The Astros returning to (and winning) in the nation’s capital was sure to stir up memories of the last series Houston and Washington played in Nationals Park, but a lot has changed and Davey Martinez, Mr. Go 1-0 today, isn’t much for looking back, or forward, remaining as he’s always saying, focused on the task at hand. But still, you knew the 2019 World Series would come up with the two clubs who faced off in the 115th Fall Classic facing off again in D.C. for the next three days.
“It’s definitely something that they’re coming back for the first time after 2019, but that’s — even though it seems — for me, I’ll never forget the memories, but it’s behind us. They got some new players, different team, we come in with different players as well, it’s two totally different ballclubs, so we got to go out there today and go 1-0 today,” Martinez said before the series opener with the Astros.
“We’re going to go out there and play baseball,” Martinez continued. “The guys that were here, they’ve been through it, they know it, and they understand it, and it was a great feeling, it really was, and a feeling that we’ll never forget, but today is a different ballgame.”

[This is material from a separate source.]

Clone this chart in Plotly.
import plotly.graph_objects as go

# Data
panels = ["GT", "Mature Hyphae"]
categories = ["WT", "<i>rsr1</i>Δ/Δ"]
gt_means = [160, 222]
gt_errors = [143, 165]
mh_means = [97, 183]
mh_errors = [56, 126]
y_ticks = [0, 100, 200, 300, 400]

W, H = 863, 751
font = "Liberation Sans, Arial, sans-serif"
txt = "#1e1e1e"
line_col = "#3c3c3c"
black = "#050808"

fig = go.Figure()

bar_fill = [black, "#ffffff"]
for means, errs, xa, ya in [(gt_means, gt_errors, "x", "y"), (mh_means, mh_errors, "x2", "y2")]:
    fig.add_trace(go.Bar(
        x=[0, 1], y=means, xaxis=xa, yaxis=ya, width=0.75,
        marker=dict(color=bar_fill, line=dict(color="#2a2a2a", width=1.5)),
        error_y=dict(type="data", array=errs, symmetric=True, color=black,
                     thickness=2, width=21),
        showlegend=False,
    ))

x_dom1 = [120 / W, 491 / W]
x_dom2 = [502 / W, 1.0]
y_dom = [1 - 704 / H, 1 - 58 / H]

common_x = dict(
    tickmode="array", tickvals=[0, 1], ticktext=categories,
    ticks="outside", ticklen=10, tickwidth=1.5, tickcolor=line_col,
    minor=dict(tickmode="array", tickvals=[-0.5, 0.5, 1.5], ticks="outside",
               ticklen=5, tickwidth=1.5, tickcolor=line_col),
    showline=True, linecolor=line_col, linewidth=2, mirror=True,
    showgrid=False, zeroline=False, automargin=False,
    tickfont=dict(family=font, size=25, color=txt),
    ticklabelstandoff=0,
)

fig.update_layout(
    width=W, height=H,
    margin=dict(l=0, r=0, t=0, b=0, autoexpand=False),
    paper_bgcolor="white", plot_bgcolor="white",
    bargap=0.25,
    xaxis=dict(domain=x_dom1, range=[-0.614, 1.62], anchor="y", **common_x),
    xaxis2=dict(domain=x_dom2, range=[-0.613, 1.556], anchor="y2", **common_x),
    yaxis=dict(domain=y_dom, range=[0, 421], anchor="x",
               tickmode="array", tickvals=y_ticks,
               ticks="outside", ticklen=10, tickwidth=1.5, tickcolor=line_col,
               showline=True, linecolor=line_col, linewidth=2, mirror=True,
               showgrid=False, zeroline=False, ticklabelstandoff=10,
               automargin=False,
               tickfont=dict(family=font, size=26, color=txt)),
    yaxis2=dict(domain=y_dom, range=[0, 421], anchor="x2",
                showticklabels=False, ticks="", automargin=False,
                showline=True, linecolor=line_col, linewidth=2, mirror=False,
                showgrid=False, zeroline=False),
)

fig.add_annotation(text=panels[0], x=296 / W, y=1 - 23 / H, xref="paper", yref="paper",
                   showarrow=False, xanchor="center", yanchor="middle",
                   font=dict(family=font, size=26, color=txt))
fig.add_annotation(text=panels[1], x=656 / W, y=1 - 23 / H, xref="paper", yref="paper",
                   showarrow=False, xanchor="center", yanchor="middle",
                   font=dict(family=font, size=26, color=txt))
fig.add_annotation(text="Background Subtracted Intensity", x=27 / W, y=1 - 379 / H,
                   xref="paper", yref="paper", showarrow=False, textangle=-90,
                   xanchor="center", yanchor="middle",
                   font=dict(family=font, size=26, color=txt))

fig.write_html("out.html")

Getting to reconnect with his own former manager, and long-time friend Dusty Baker did mean a lot to the Nats’ skipper, however, and he talked about the influence Dusty and the other managers he played for and worked with have had on his approach to his job.
“I admire the way he goes about his business,” Martinez said, “and I’ve always — like I’ve said — when I became a manager and before I became a manager, I took a little bit of everybody, learned a lot from different people. I always mention Bobby Cox being one, as a coach with Joe [Maddon], learned a lot from him, and from playing for Dusty I learned from him, and it kind of molded me to what I wanted to be if I ever got an opportunity to manage, so for me it’s just about, one, how much Dusty respects and loves the game. I really feel like I love the game just as much, and respect the game just as much, and also how he treats people, and that’s something I’ll never forget about Dusty, how he treated me and my family.”

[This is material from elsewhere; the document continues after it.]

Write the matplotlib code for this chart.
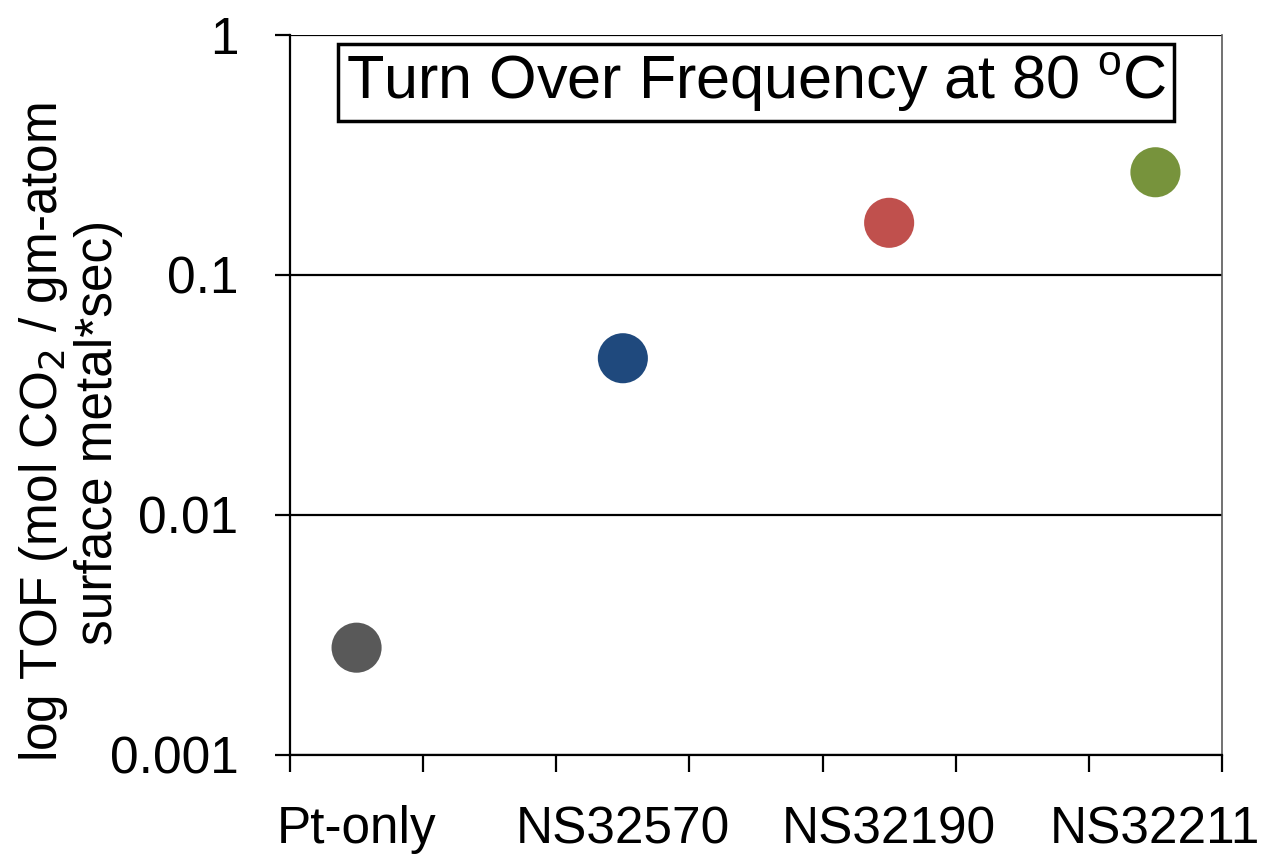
import matplotlib
matplotlib.use("Agg")
import matplotlib.pyplot as plt
from matplotlib.ticker import FixedLocator, NullFormatter, FixedFormatter

plt.rcParams['font.family'] = ['Liberation Sans', 'DejaVu Sans']

# Catalyst samples and their turnover frequencies
catalysts = ["Pt-only", "NS32570", "NS32190", "NS32211"]
tof = [0.0028, 0.045, 0.165, 0.268]
colors = ["#595959", "#1F497D", "#C0504D", "#77933C"]
x_pos = [0.5, 2.5, 4.5, 6.5]

W, H = 1264, 858
fig = plt.figure(figsize=(W / 100, H / 100), dpi=100)
ax = fig.add_axes([290 / W, 103 / H, 932 / W, 720 / H])

ax.scatter(x_pos, tof, s=1300, c=colors, edgecolors='none', zorder=3)

ax.set_yscale('log')
ax.set_ylim(0.001, 1)
ax.set_xlim(0, 7)

# y axis: decades with gridlines
ax.yaxis.set_major_locator(FixedLocator([0.001, 0.01, 0.1, 1]))
ax.yaxis.set_major_formatter(FixedFormatter(["0.001", "0.01", "0.1", "1"]))
ax.yaxis.set_minor_locator(FixedLocator([]))
ax.grid(axis='y', color='black', linewidth=1.6, zorder=1)
ax.tick_params(axis='y', which='major', direction='out', length=11, width=1.6,
               labelsize=37, pad=26)

# x axis: tick marks at category boundaries, labels in between
ax.xaxis.set_major_locator(FixedLocator(range(0, 8)))
ax.xaxis.set_major_formatter(NullFormatter())
ax.xaxis.set_minor_locator(FixedLocator(x_pos))
ax.xaxis.set_minor_formatter(FixedFormatter(catalysts))
ax.tick_params(axis='x', which='major', direction='out', length=12, width=1.6)
ax.tick_params(axis='x', which='minor', length=0, labelsize=37, pad=36)

for side in ['left', 'bottom']:
    ax.spines[side].set_linewidth(1.6)
    ax.spines[side].set_color('black')
ax.spines['right'].set_color('#595959')
ax.spines['right'].set_linewidth(1.2)
ax.spines['top'].set_visible(False)

fig.text(70 / W, 1 - 432 / H,
         "log TOF (mol CO$_2$ / gm-atom\nsurface metal*sec)",
         rotation=90, ha='center', va='center', ma='center',
         fontsize=37, linespacing=1.12)

ax.text(0.5, 0.934, "Turn Over Frequency at 80 $^{\\mathregular{o}}$C",
        transform=ax.transAxes, ha='center', va='center', fontsize=44,
        bbox=dict(boxstyle='square,pad=0.12', facecolor='white',
                  edgecolor='black', linewidth=2.5), zorder=4)

fig.savefig("out.png", dpi=100)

Martinez has treated Baker and his family well too.
Bell Hits the Ball:
Josh Bell started this weekend’s three-game set with the Astros 39 for 113 (.345/.439/.513) in 32 games played in a month-plus this season, having, the Nationals highlighted in the notes for last night’s game, “reached base safely in 29 of 32 games this season.” It isn’t just a solid start in ‘22 for Bell, he’s been hitting the ball since mid-May 2021, after a slow start in D.C. in his first year with the team following a stint on the COVID-IL at the beginning of the season.

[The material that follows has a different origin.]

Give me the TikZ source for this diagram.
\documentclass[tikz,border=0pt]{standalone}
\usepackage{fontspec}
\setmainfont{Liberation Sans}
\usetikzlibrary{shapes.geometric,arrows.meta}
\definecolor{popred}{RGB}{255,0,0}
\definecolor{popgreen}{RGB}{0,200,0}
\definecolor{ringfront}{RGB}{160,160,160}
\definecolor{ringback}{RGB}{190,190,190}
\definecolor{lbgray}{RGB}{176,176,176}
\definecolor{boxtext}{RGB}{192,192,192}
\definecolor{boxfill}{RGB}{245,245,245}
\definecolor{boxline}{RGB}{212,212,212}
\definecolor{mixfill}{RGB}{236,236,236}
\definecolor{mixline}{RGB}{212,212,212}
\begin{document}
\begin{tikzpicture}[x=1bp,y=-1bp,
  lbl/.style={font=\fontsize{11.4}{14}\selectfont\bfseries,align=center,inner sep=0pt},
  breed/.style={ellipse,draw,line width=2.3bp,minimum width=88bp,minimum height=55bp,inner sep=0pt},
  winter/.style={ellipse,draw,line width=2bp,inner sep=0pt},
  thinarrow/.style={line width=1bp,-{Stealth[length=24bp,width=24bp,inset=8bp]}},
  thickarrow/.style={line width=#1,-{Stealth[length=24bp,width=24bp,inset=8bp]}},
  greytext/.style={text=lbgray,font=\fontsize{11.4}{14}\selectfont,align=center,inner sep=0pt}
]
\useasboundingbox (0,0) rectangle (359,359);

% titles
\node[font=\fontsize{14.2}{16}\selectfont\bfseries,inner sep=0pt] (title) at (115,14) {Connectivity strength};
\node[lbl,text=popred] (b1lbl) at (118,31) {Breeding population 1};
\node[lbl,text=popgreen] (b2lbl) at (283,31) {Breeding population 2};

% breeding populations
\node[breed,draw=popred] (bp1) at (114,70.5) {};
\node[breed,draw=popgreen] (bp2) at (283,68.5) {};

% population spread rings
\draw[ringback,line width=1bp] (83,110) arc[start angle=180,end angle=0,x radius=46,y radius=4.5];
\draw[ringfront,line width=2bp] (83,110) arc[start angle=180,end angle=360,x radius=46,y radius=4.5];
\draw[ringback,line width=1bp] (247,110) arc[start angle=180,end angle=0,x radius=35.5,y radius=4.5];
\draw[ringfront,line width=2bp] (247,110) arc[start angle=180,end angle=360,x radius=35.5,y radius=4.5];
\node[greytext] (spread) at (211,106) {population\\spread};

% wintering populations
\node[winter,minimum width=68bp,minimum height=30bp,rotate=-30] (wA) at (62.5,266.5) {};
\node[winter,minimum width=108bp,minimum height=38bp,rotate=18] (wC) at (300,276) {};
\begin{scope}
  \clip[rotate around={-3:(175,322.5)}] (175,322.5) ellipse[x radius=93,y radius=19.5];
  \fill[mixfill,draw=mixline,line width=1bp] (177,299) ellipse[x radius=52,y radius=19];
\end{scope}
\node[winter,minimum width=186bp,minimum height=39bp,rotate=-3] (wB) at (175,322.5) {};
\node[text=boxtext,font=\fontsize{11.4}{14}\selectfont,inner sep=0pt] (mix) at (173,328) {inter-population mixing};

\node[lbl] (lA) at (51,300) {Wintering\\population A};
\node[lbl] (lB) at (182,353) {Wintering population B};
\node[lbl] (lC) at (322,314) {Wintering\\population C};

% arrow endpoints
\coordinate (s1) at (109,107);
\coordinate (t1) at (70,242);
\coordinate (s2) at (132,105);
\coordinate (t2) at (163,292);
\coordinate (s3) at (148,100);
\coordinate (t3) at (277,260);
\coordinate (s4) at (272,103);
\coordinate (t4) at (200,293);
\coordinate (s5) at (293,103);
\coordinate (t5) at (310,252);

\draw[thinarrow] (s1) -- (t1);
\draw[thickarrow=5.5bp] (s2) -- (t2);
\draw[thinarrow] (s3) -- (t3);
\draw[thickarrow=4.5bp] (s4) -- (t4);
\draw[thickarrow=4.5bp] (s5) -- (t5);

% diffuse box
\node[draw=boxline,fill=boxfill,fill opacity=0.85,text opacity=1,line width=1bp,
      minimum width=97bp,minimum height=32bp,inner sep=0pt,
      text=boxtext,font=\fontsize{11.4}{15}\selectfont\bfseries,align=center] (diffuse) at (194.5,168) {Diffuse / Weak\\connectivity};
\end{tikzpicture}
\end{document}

“Bell is hitting .299/.389/.513 with 27 doubles, one triple, 28 homers, 99 RBI(s), three hit by pitch(es), 76 walks[,] and 81 runs scored in 153 games since May 13, 2021,” the Nats wrote.
“He’s really, really trying to put the ball in play,” Davey Martinez said when asked about Bell’s success at the plate the last two seasons.
“I talked a while ago about how he’s not trying to do too much. He’s getting ready on time, which is a big thing.
“Almost every pitch he’s ready on time, and ready to hit the fastball, so kudos to him. He came to Spring Training wanting to cut down, he felt like if he could put the ball in play more, he could hit the ball hard and create better at bats, and he’s done that, and you can see the results, he’s up there in the league in hitting, but he’s still hitting the ball hard.”
Bell’s .345 AVG at the start of play on Friday was the 4th-best in the majors, and he was 4th in OBP too (and 21st in SLG). So, not a typical all-or-nothing power hitter, exactly.
Which is a nice development for the switch-hitter and the Nationals, with Bell also walking (17) more than he’d K’d (15) through 134 plate appearances going into last night’s game.
“Look, I played with a guy that you think — he looked like he struck out at lot, but the guy hit .345-.350 every year,” Martinez said, “Frank Thomas. He put the ball in play. Sometimes it was ugly, and sometimes — what I say to Josh, ‘You’re going to get some ugly hits, but they’re hits all in all,’ and he appreciates that, and we’ll often joke around, and he goes, ‘That was an ugly hit.’ And I go, ‘What was the result? It was a hit.’ So, but it’s good for him, and he understands, and like I’ve said, when he moves the ball good things happen, when you strike out, the only thing you can do is walk back and go watch video and see what went wrong, so he’s really focused on just getting ready, and he wants to drive the ball, don’t get me wrong, but his two-strike approach is a lot better than it has been.”